Copy out the records in full, word for word, without pictures.

▸ Data lines
————
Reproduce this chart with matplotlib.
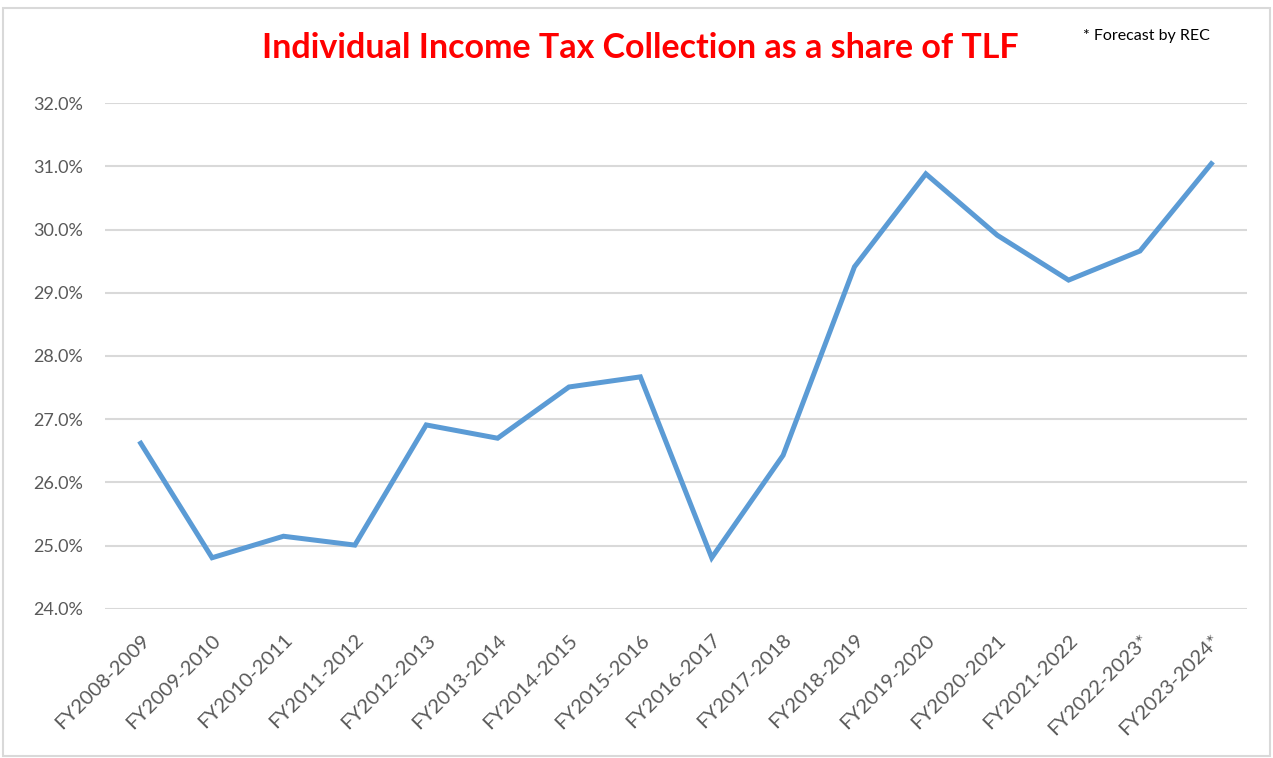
import matplotlib.pyplot as plt
from matplotlib.patches import Rectangle
from matplotlib.ticker import FuncFormatter
from matplotlib.transforms import ScaledTranslation

# Jahre (Kategorien) und Anteil in Prozent
jahre = ["FY2008-2009", "FY2009-2010", "FY2010-2011", "FY2011-2012", "FY2012-2013",
         "FY2013-2014", "FY2014-2015", "FY2015-2016", "FY2016-2017", "FY2017-2018",
         "FY2018-2019", "FY2019-2020", "FY2020-2021", "FY2021-2022", "FY2022-2023*",
         "FY2023-2024*"]
anteil = [26.62, 24.81, 25.15, 25.01, 26.91, 26.70, 27.51, 27.67, 24.81, 26.43,
          29.41, 30.88, 29.91, 29.20, 29.66, 31.04]
y_ticks = [24.0, 25.0, 26.0, 27.0, 28.0, 29.0, 30.0, 31.0, 32.0]

plt.rcParams['font.family'] = ['Lato', 'DejaVu Sans']

fig = plt.figure(figsize=(12.73, 7.58), dpi=100)
ax = fig.add_axes([0.0825, 0.1966, 0.8971, 0.6675])

x = list(range(len(jahre)))
ax.plot(x, anteil, color='#5B9BD5', linewidth=3.6, solid_joinstyle='miter', zorder=3)

ax.set_xlim(-0.5, len(jahre) - 0.5)
ax.set_ylim(24.0, 32.0)
ax.set_yticks(y_ticks)
ax.yaxis.set_major_formatter(FuncFormatter(lambda v, p: f"{v:.1f}%"))
ax.set_xticks(x)
ax.set_xticklabels(jahre, rotation=45, ha='right', va='top', rotation_mode='anchor')
# Beschriftungen etwas nach links schieben
versatz = ScaledTranslation(-0.07, 0, fig.dpi_scale_trans)
for lbl in ax.get_xticklabels():
    lbl.set_transform(lbl.get_transform() + versatz)

ax.grid(axis='y', color='#D9D9D9', linewidth=1.5)
ax.set_axisbelow(True)
for s in ax.spines.values():
    s.set_visible(False)
ax.tick_params(axis='both', length=0, labelcolor='#595959')
ax.tick_params(axis='y', pad=16, labelsize=13)
ax.tick_params(axis='x', pad=16, labelsize=14.5)

fig.text(0.503, 0.937, "Individual Income Tax Collection as a share of TLF",
         ha='center', va='center', color='#FF0000', fontsize=24.5, fontweight='bold')
fig.text(0.851, 0.952, "* Forecast by REC", ha='left', va='center',
         color='black', fontsize=11.5)

# Rahmen wie im Excel-Diagramm
fig.patches.append(Rectangle((0.002, 0.003), 0.996, 0.987, transform=fig.transFigure,
                             fill=False, edgecolor='#D9D9D9', linewidth=1.5))

fig.savefig("out.png", dpi=100)
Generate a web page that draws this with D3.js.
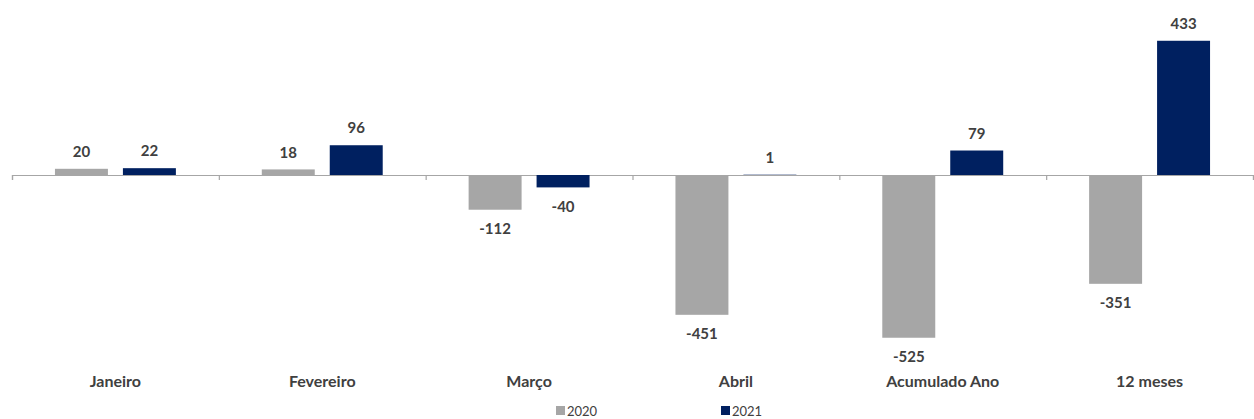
<!DOCTYPE html>
<html><head><meta charset="utf-8">
<script src="https://cdn.jsdelivr.net/npm/d3@7"></script>
<style>body{margin:0;background:#fff}svg{display:block}</style>
</head><body>
<svg id="c" width="1254" height="419"></svg>
<script>
const categories = ["Janeiro","Fevereiro","Março","Abril","Acumulado Ano","12 meses"];
const seriesNames = ["2020","2021"];
const values2020 = [20, 18, -112, -451, -525, -351];
const values2021 = [22, 96, -40, 1, 79, 433];
const colors = ["#A6A6A6", "#002060"];

const svg = d3.select("#c");
const left = 12, right = 1253;
const x = d3.scaleBand().domain(categories).range([left, right]).padding(0);
const xi = d3.scaleBand().domain(seriesNames).range([0, x.bandwidth()]).paddingInner(0.2206).paddingOuter(0.632);
const y = d3.scaleLinear().domain([-600, 500]).range([361, 20]);
const series = [values2020, values2021];

// axis
const bx = d3.scaleLinear().domain([0, categories.length]).range([left, right]);
const ax = svg.append("g").attr("transform", `translate(0,${y(0)})`)
  .call(d3.axisBottom(bx).tickValues(d3.range(categories.length + 1)).tickSize(5).tickFormat(""));
ax.selectAll("path,line").attr("stroke", "#a6a6a6").attr("stroke-width", 1.2);

series.forEach((vals, s) => {
  const g = svg.append("g");
  g.selectAll("rect").data(vals).enter().append("rect")
    .attr("x", (d, i) => x(categories[i]) + xi(seriesNames[s]))
    .attr("width", xi.bandwidth())
    .attr("y", d => Math.min(y(d), y(0)))
    .attr("height", d => Math.abs(y(d) - y(0)))
    .attr("fill", colors[s]);
  g.selectAll("text").data(vals).enter().append("text")
    .attr("x", (d, i) => x(categories[i]) + xi(seriesNames[s]) + xi.bandwidth() / 2)
    .attr("y", d => d >= 0 ? y(d) - 17 : y(d) + 19)
    .attr("dy", "0.35em")
    .attr("text-anchor", "middle")
    .attr("font-family", "Lato, sans-serif").attr("font-weight", "bold").attr("font-size", 15)
    .attr("fill", "#404040")
    .text(d => d);
});

svg.append("g").selectAll("text").data(categories).enter().append("text")
  .attr("x", d => x(d) + x.bandwidth() / 2)
  .attr("y", 381).attr("dy", "0.35em").attr("text-anchor", "middle")
  .attr("font-family", "Lato, sans-serif").attr("font-weight", "bold").attr("font-size", 16)
  .attr("fill", "#404040").text(d => d);

// legend
const legX = [556, 721];
const lg = svg.append("g").selectAll("g").data(seriesNames).enter().append("g")
  .attr("transform", (d, i) => `translate(${legX[i]},411)`);
lg.append("rect").attr("x", 0).attr("y", -5).attr("width", 9).attr("height", 9).attr("fill", (d, i) => colors[i]);
lg.append("text").attr("x", 11).attr("y", 0).attr("dy", "0.35em")
  .attr("font-family", "Lato, sans-serif").attr("font-size", 13).attr("fill", "#404040").text(d => d);
</script>
</body></html>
————
▸ Solution for this task
Reproduce this chart with matplotlib.
import matplotlib.pyplot as plt
from matplotlib.patches import Rectangle
from matplotlib.ticker import FuncFormatter
from matplotlib.transforms import ScaledTranslation

# Jahre (Kategorien) und Anteil in Prozent
jahre = ["FY2008-2009", "FY2009-2010", "FY2010-2011", "FY2011-2012", "FY2012-2013",
         "FY2013-2014", "FY2014-2015", "FY2015-2016", "FY2016-2017", "FY2017-2018",
         "FY2018-2019", "FY2019-2020", "FY2020-2021", "FY2021-2022", "FY2022-2023*",
         "FY2023-2024*"]
anteil = [26.62, 24.81, 25.15, 25.01, 26.91, 26.70, 27.51, 27.67, 24.81, 26.43,
          29.41, 30.88, 29.91, 29.20, 29.66, 31.04]
y_ticks = [24.0, 25.0, 26.0, 27.0, 28.0, 29.0, 30.0, 31.0, 32.0]

plt.rcParams['font.family'] = ['Lato', 'DejaVu Sans']

fig = plt.figure(figsize=(12.73, 7.58), dpi=100)
ax = fig.add_axes([0.0825, 0.1966, 0.8971, 0.6675])

x = list(range(len(jahre)))
ax.plot(x, anteil, color='#5B9BD5', linewidth=3.6, solid_joinstyle='miter', zorder=3)

ax.set_xlim(-0.5, len(jahre) - 0.5)
ax.set_ylim(24.0, 32.0)
ax.set_yticks(y_ticks)
ax.yaxis.set_major_formatter(FuncFormatter(lambda v, p: f"{v:.1f}%"))
ax.set_xticks(x)
ax.set_xticklabels(jahre, rotation=45, ha='right', va='top', rotation_mode='anchor')
# Beschriftungen etwas nach links schieben
versatz = ScaledTranslation(-0.07, 0, fig.dpi_scale_trans)
for lbl in ax.get_xticklabels():
    lbl.set_transform(lbl.get_transform() + versatz)

ax.grid(axis='y', color='#D9D9D9', linewidth=1.5)
ax.set_axisbelow(True)
for s in ax.spines.values():
    s.set_visible(False)
ax.tick_params(axis='both', length=0, labelcolor='#595959')
ax.tick_params(axis='y', pad=16, labelsize=13)
ax.tick_params(axis='x', pad=16, labelsize=14.5)

fig.text(0.503, 0.937, "Individual Income Tax Collection as a share of TLF",
         ha='center', va='center', color='#FF0000', fontsize=24.5, fontweight='bold')
fig.text(0.851, 0.952, "* Forecast by REC", ha='left', va='center',
         color='black', fontsize=11.5)

# Rahmen wie im Excel-Diagramm
fig.patches.append(Rectangle((0.002, 0.003), 0.996, 0.987, transform=fig.transFigure,
                             fill=False, edgecolor='#D9D9D9', linewidth=1.5))

fig.savefig("out.png", dpi=100)
Generate a web page that draws this with D3.js.
<!DOCTYPE html>
<html><head><meta charset="utf-8">
<script src="https://cdn.jsdelivr.net/npm/d3@7"></script>
<style>body{margin:0;background:#fff}svg{display:block}</style>
</head><body>
<svg id="c" width="1254" height="419"></svg>
<script>
const categories = ["Janeiro","Fevereiro","Março","Abril","Acumulado Ano","12 meses"];
const seriesNames = ["2020","2021"];
const values2020 = [20, 18, -112, -451, -525, -351];
const values2021 = [22, 96, -40, 1, 79, 433];
const colors = ["#A6A6A6", "#002060"];

const svg = d3.select("#c");
const left = 12, right = 1253;
const x = d3.scaleBand().domain(categories).range([left, right]).padding(0);
const xi = d3.scaleBand().domain(seriesNames).range([0, x.bandwidth()]).paddingInner(0.2206).paddingOuter(0.632);
const y = d3.scaleLinear().domain([-600, 500]).range([361, 20]);
const series = [values2020, values2021];

// axis
const bx = d3.scaleLinear().domain([0, categories.length]).range([left, right]);
const ax = svg.append("g").attr("transform", `translate(0,${y(0)})`)
  .call(d3.axisBottom(bx).tickValues(d3.range(categories.length + 1)).tickSize(5).tickFormat(""));
ax.selectAll("path,line").attr("stroke", "#a6a6a6").attr("stroke-width", 1.2);

series.forEach((vals, s) => {
  const g = svg.append("g");
  g.selectAll("rect").data(vals).enter().append("rect")
    .attr("x", (d, i) => x(categories[i]) + xi(seriesNames[s]))
    .attr("width", xi.bandwidth())
    .attr("y", d => Math.min(y(d), y(0)))
    .attr("height", d => Math.abs(y(d) - y(0)))
    .attr("fill", colors[s]);
  g.selectAll("text").data(vals).enter().append("text")
    .attr("x", (d, i) => x(categories[i]) + xi(seriesNames[s]) + xi.bandwidth() / 2)
    .attr("y", d => d >= 0 ? y(d) - 17 : y(d) + 19)
    .attr("dy", "0.35em")
    .attr("text-anchor", "middle")
    .attr("font-family", "Lato, sans-serif").attr("font-weight", "bold").attr("font-size", 15)
    .attr("fill", "#404040")
    .text(d => d);
});

svg.append("g").selectAll("text").data(categories).enter().append("text")
  .attr("x", d => x(d) + x.bandwidth() / 2)
  .attr("y", 381).attr("dy", "0.35em").attr("text-anchor", "middle")
  .attr("font-family", "Lato, sans-serif").attr("font-weight", "bold").attr("font-size", 16)
  .attr("fill", "#404040").text(d => d);

// legend
const legX = [556, 721];
const lg = svg.append("g").selectAll("g").data(seriesNames).enter().append("g")
  .attr("transform", (d, i) => `translate(${legX[i]},411)`);
lg.append("rect").attr("x", 0).attr("y", -5).attr("width", 9).attr("height", 9).attr("fill", (d, i) => colors[i]);
lg.append("text").attr("x", 11).attr("y", 0).attr("dy", "0.35em")
  .attr("font-family", "Lato, sans-serif").attr("font-size", 13).attr("fill", "#404040").text(d => d);
</script>
</body></html>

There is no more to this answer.